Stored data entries
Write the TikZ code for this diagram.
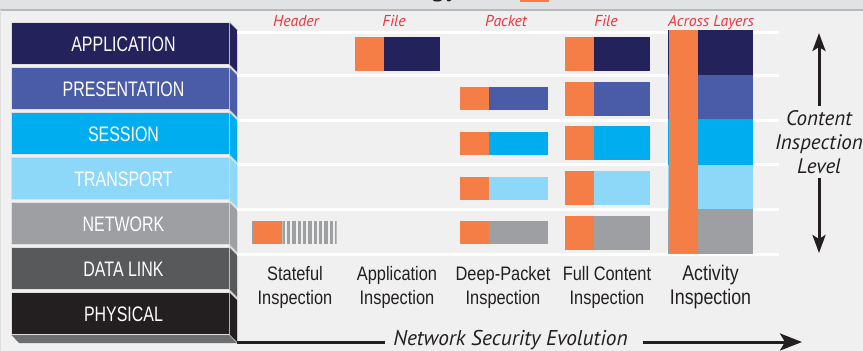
\documentclass[tikz,border=0pt]{standalone}
\usepackage{fontspec}
\newfontfamily\condfont{Liberation Sans}[FakeStretch=0.76]
\newfontfamily\labfont{Liberation Sans}[FakeStretch=0.84]
\newfontfamily\myriadfont{PT Sans}
\usetikzlibrary{arrows.meta}

\definecolor{appcol}{HTML}{23225A}
\definecolor{prescol}{HTML}{4A5BA8}
\definecolor{sesscol}{HTML}{00AEEF}
\definecolor{transcol}{HTML}{8DD8F8}
\definecolor{netcol}{HTML}{9D9FA2}
\definecolor{dlcol}{HTML}{58595B}
\definecolor{physcol}{HTML}{231F20}
\definecolor{botcol}{HTML}{6D6E70}
\definecolor{orangecol}{HTML}{F47E45}
\definecolor{bgcol}{HTML}{EFF0EF}
\definecolor{topcol}{HTML}{E1E2E4}
\definecolor{redlab}{HTML}{EC3540}
\definecolor{inktext}{HTML}{231F20}

\tikzset{
  layer/.style={rectangle, minimum width=218pt, minimum height=42.5pt, inner sep=0pt,
    draw=white!75!gray, line width=0.6pt},
  sideface/.style={fill=#1, draw=white!75!gray, line width=0.6pt},
  layertext/.style={text=white, font=\condfont\fontsize{21}{21}\selectfont,
    inner sep=0pt, xshift=3.5pt, yshift=-1.5pt},
  toplabel/.style={text=redlab, font=\myriadfont\itshape\fontsize{15.8}{15.8}\selectfont, anchor=base},
  inspect/.style={text=inktext, font=\labfont\fontsize{19.5}{24}\selectfont,
    align=center, anchor=north, inner sep=0pt},
  rowline/.style={draw=white, line width=3pt},
  vArrow/.style={draw=inktext, line width=3pt, -{Stealth[length=18pt,width=13pt,inset=4pt]}},
  hArrow/.style={draw=inktext, line width=3pt, -{Stealth[length=22pt,width=17pt,inset=5pt]}},
}

\begin{document}
\begin{tikzpicture}[x=1pt,y=-1pt]
\useasboundingbox (0,0) rectangle (863,351);
\clip (0,0) rectangle (863,351);
\fill[bgcol] (0,0) rectangle (863,351);

% title strip (cut off)
\fill[topcol] (0,0) rectangle (863,9);
\draw[gray!55, line width=1.5pt] (0,9.8) -- (863,9.8);
\draw[gray!25, line width=1pt] (0.5,10) -- (0.5,351);
\node[font=\myriadfont\bfseries\fontsize{26}{26}\selectfont, text=inktext, anchor=base east] (title) at (461,-3.7) {Technology};
\fill[orangecol] (520,-5) rectangle (549,2.2);

% OSI stack
\path[fill=botcol] (11,334.5) -- (229,334.5) -- (237,343) -- (19,343) -- cycle;
\node[layer, fill=appcol, label={[layertext]center:APPLICATION}] (app) at (120,43.25) {};
\node[layer, fill=prescol, label={[layertext]center:PRESENTATION}] (pres) at (120,88.25) {};
\node[layer, fill=sesscol, label={[layertext]center:SESSION}] (sess) at (120,133.25) {};
\node[layer, fill=transcol, label={[layertext]center:TRANSPORT}] (trans) at (120,178.25) {};
\node[layer, fill=netcol, label={[layertext]center:NETWORK}] (net) at (120,223.25) {};
\node[layer, fill=dlcol, label={[layertext]center:DATA LINK}] (dlink) at (120,268.25) {};
\node[layer, fill=physcol, label={[layertext]center:PHYSICAL}] (phys) at (120,313.25) {};
\path[sideface=appcol] (app.north east) -- ++(8,8) -- ([shift={(8,8)}]app.south east) -- (app.south east) -- cycle;
\path[sideface=prescol] (pres.north east) -- ++(8,8) -- ([shift={(8,8)}]pres.south east) -- (pres.south east) -- cycle;
\path[sideface=sesscol] (sess.north east) -- ++(8,8) -- ([shift={(8,8)}]sess.south east) -- (sess.south east) -- cycle;
\path[sideface=transcol] (trans.north east) -- ++(8,8) -- ([shift={(8,8)}]trans.south east) -- (trans.south east) -- cycle;
\path[sideface=netcol] (net.north east) -- ++(8,8) -- ([shift={(8,8)}]net.south east) -- (net.south east) -- cycle;
\path[sideface=dlcol] (dlink.north east) -- ++(8,8) -- ([shift={(8,8)}]dlink.south east) -- (dlink.south east) -- cycle;
\path[sideface=physcol] (phys.north east) -- ++(8,8) -- ([shift={(8,8)}]phys.south east) -- (phys.south east) -- cycle;

% row separators
\draw[rowline] (237,32.5) -- (779,32.5);
\draw[rowline] (237,75.8) -- (779,75.8);
\draw[rowline] (237,120.2) -- (779,120.2);
\draw[rowline] (237,164.8) -- (779,164.8);
\draw[rowline] (237,209.8) -- (779,209.8);
\draw[rowline] (237,254) -- (779,254);

% what each technique looks at
\node[toplabel] (hdr) at (296,26) {Header};
\node[toplabel] (fileA) at (394,26) {File};
\node[toplabel] (pkt) at (506,26) {Packet};
\node[toplabel] (fileB) at (606,26) {File};
\node[toplabel] (across) at (711,26) {Across Layers};

% stateful
\fill[netcol] (251.7,221) rectangle (282.3,244);
\fill[orangecol] (252.6,221) rectangle (282.3,244);
\begin{scope}
\clip (282.3,221) rectangle (336.7,244);
\foreach \k in {0,...,10}
  \fill[netcol] (281.7+5.33*\k,221) rectangle ++(3.3,23);
\end{scope}

% application
\fill[orangecol] (355,37) rectangle (384,71);
\fill[appcol] (384,37) rectangle (440,71);

% deep packet
\fill[orangecol] (460,87) rectangle (489,110);
\fill[prescol] (489,87) rectangle (548,110);
\fill[orangecol] (460,132) rectangle (489,155);
\fill[sesscol] (489,132) rectangle (548,155);
\fill[orangecol] (460,177) rectangle (489,200);
\fill[transcol] (489,177) rectangle (548,200);
\fill[orangecol] (460,221) rectangle (489,244);
\fill[netcol] (489,221) rectangle (548,244);

% full content
\fill[orangecol] (565,37) rectangle (594,71);
\fill[appcol] (594,37) rectangle (650,71);
\fill[orangecol] (565,82) rectangle (594,116);
\fill[prescol] (594,82) rectangle (650,116);
\fill[orangecol] (565,126) rectangle (594,160);
\fill[sesscol] (594,126) rectangle (650,160);
\fill[orangecol] (565,171) rectangle (594,205);
\fill[transcol] (594,171) rectangle (650,205);
\fill[orangecol] (565,216) rectangle (594,250);
\fill[netcol] (594,216) rectangle (650,250);

% activity
\fill[appcol] (668,30) rectangle (753,75);
\fill[prescol] (668,75) rectangle (753,119);
\fill[sesscol] (668,119) rectangle (753,165);
\fill[transcol] (668,165) rectangle (753,209);
\fill[netcol] (668,209) rectangle (753,254);
\fill[orangecol] (668.8,30) rectangle (697.5,252.8);

% technique names
\node[inspect] (stateful) at (295,266) {Stateful\\Inspection};
\node[inspect] (applic) at (397,266) {Application\\Inspection};
\node[inspect] (deeppkt) at (503,266) {Deep-Packet\\Inspection};
\node[inspect] (fullcont) at (607,266) {Full Content\\Inspection};
\node[inspect, font=\labfont\fontsize{21.2}{24}\selectfont] (activity) at (710.5,265) {Activity\\Inspection};

% content inspection level
\node[text=inktext, font=\myriadfont\itshape\fontsize{21}{24}\selectfont, align=center] (cil) at (819,142) {Content\\Inspection\\Level};
\coordinate (lvltop) at (819,33);
\coordinate (lvlbot) at (819,253);
\draw[vArrow, shorten <=1pt] (cil) -- (lvltop);
\draw[vArrow, shorten <=1pt] (cil) -- (lvlbot);

% evolution axis
\node[text=inktext, font=\myriadfont\itshape\fontsize{21.4}{21.4}\selectfont, anchor=base, inner xsep=8pt] (evo) at (510.5,345) {Network Security Evolution};
\coordinate (evostart) at (237,342);
\coordinate (evoend) at (802,342);
\draw[draw=inktext, line width=3pt] (evostart) -- (evostart -| evo.west);
\draw[hArrow, shorten <=7pt] (evostart -| evo.east) -- (evoend);
\end{tikzpicture}
\end{document}
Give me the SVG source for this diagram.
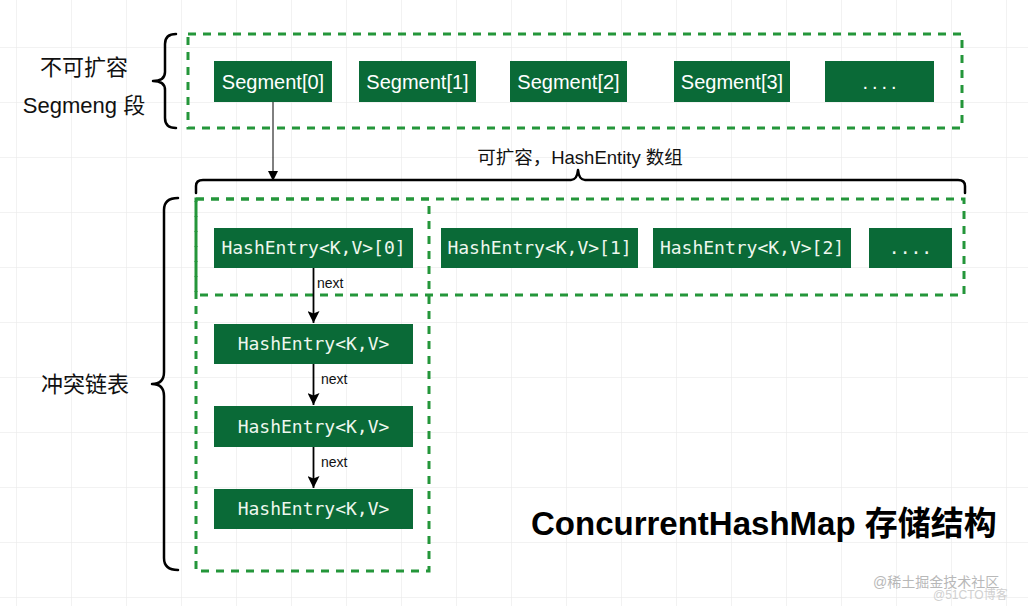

(Goal) Show every line in the entries where the string "diagram" occurs.

(Solution to this exercise)
Write the TikZ code for this diagram.
Give me the SVG source for this diagram.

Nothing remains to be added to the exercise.